November
Myth of unsolved mystery
Colour of smoke and shadow
What have you done
November
with October? last September?
Not even cold December
could resist your profound shudder—
your dark obsessions musty scent
distant rolls of thunder
Silent film on tiptoe—
Chaplin Bergman Pasolini—
heavy trains of thought
limping through me now
Deep in my throat’s forest
your oboe’s haunting timbre--
twisting tones of burnt sienna
living embers turned to ash
November
dismembered
hands pointing to
The Eleventh Hour
ever on the edge of slumber
your days of dead
were never numbered
Twilight
His love of open space
left blanks between his words
gaps between his teeth
silences within
All intervals in time--
the measure of height and width
the depth in which all things exist
and move moved in him--
a boundless three dimensional
journeying between the planets and the stars
the flat surfaces of his mind
How he distanced himself
from things and people
invading his terrain--
floor space parking space
objects and events which occurred
in the space which occupied him--the Absolute Space--
was beyond even him
Often he would go to great lengths
extending himself
the rings around his eyes--
sunken in their dark orbits
spinning
in some alternate Universe
Space
is relative to position and direction
he said
but only in the physical realm
The celestial beauty of inner space
is infinite
There is no separation between
sunrise and sunset
shadow and light
the dead and the living
Life belongs to both worlds
and to neither--
rests in the breath
inhabits the mystery
of here and oh so there
He said he said
taking one last drag
on his burnt-out cigarette
before he shut the door
behind him
Blew his brains out
in the hallway he did
Now, go to Hell !
he said
insomnia
that long grey yawn
that stretches you
beyond the pale
of your imagination
beyond the remote
of late-nite date nite
white noise Pink Floyd
God
I wish you were here
here
the cold breath of absent lovers
in bus terminals
in hospitals
in insane asylums
in graveyards
evaporates as smoke
or vapored angels
all
have disappeared through windows
beyond your trace--
those who you felt close to
but never really touched
the letter you wrote
but never mailed
to the suicide
whose heart you broke
reaches for your mind
just one last time
one last time
one last time
you roll another day
like a stale cigarette
in the all-nite diner of your soul--
a drunken masquerade on parade
in a dingy motel
just killing time
just killing time
let me entertain you
as death
floats around the room
paces the floor with the ticking clock
curls your blood and voyeurs
in and out of you
in and out of
twisted bed-sheets
dressers and drawers
shoes and socks
with two left feet
that know you
no better than strangers
it's the inverted world
where
night is day
and day is night
where
right is left
and wrong is right
in the blue and lonely hours
Mirror stares
at her own glass face
Antonia Alexandra Klimenko was first introduced on the BBC and to the literary world by the legendary James Meary Tambimuttu of Poetry London–-publisher of T.S. Eliot, Dylan Thomas, Henry Miller and Bob Dylan, to name a few. his death, it was his friend, the late great Kathleen Raine, who took an interest in her writing and encouraged her to publish.

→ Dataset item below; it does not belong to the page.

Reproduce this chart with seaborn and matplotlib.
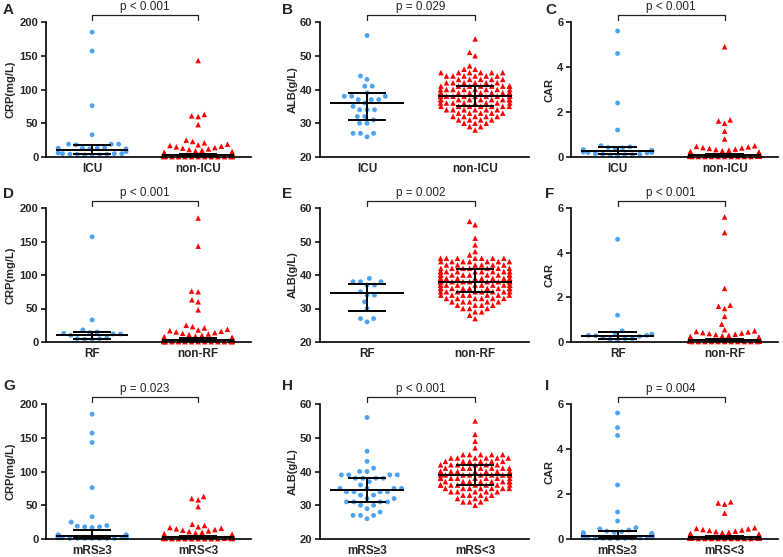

A nominee for the Pushcart Prize, The Best of the Net, and a former San Francisco Poetry Slam Champion, she is widely published. Her work has appeared in (among others) XXI Century World Literature (which she represents France) and Maintenant : Journal of Contemporary Dada Writing and Art archived at the Smithsonian Institution in Washington, D.C. and New York’s Museum of Modern Art. She is the recipient of two grants: one from Poets in Need, of which Michael (100 Thousand Poets for Change) Rothenberg is a co-founder; the second—the 2018 Generosity Award bestowed on her by Kathleen Spivack and Joseph Murray for her outstanding service to international writers through SpokenWord Paris where she is Writer/ Poet in Residence. Her collected poems On the Way to Invisible is forthcoming in 2023.